22. Completeness for partial differential fields, Journal of Algebra.
    This paper is part of the model theory of fields of characteristic 0, equipped with m commuting derivation operators. It continues to partial differential fields work begun by Wai-Yan Pong, who treated the case m=1. We study the concept of completeness in differential algebraic geometry, applying methods of model theory and differential algebra. Our central tool in applying the valuative criterion developed in differential algebra by E.R. Kolchin, Peter Bloom, and Sally Morrison is a theorem due to Lou van den Dries. We use this valuative criterion to give a new family of complete differential algebraic varieties. In addition to completeness, we prove some embedding theorems for differential algebraic varieties of arbitrary differential transcendence degree.
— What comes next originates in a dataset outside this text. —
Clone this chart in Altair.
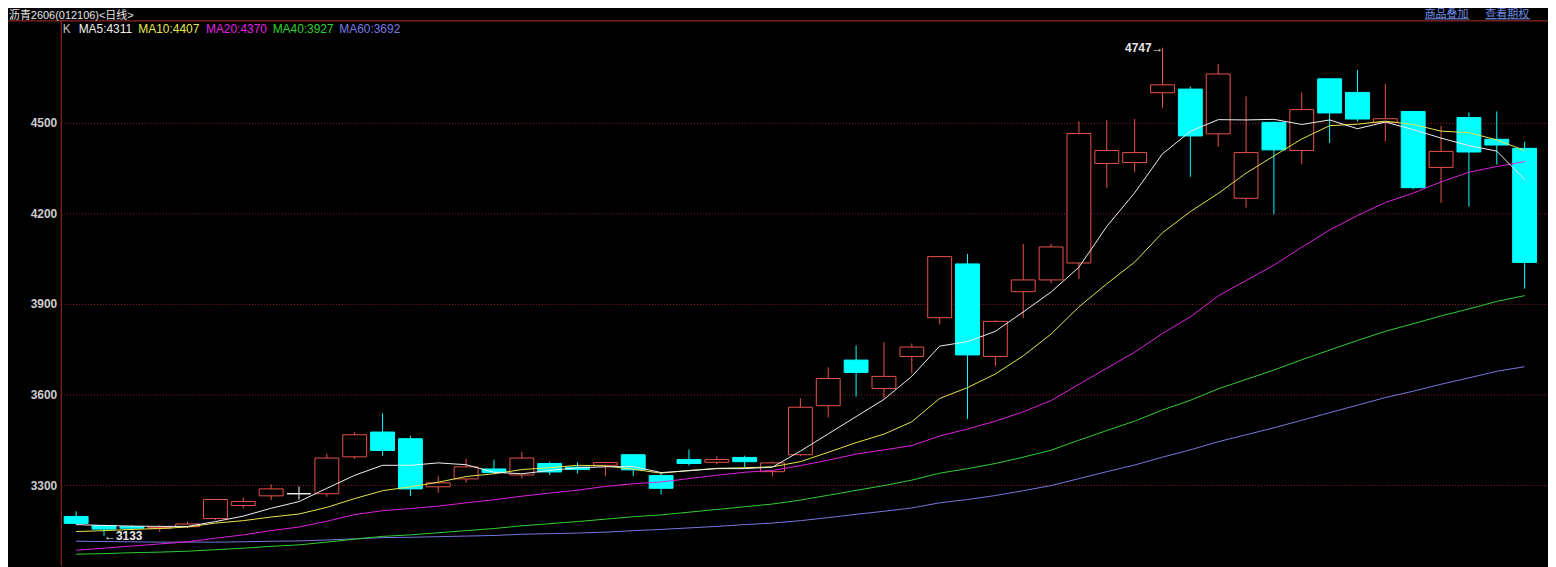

As a special case, we show that every differential algebraic subvariety of the projective line which has Lascar rank less than $omega^m$ can be embedded in the affine line.
    
    
23. Isogeny in superstable groups, Archive for Mathematical Logic.
    We study and develop a notion of isogeny for superstable groups inspired by the notion in algebraic groups and differential algebraic notions developed by Cassidy and Singer. We prove several fundamental properties of the notion. Then we use it to formulate and prove a uniqueness results for a decomposition theorem about superstable groups similar to one proved by Baudisch. Connections to existing model theoretic notions and existing differential algebraic notions are explained.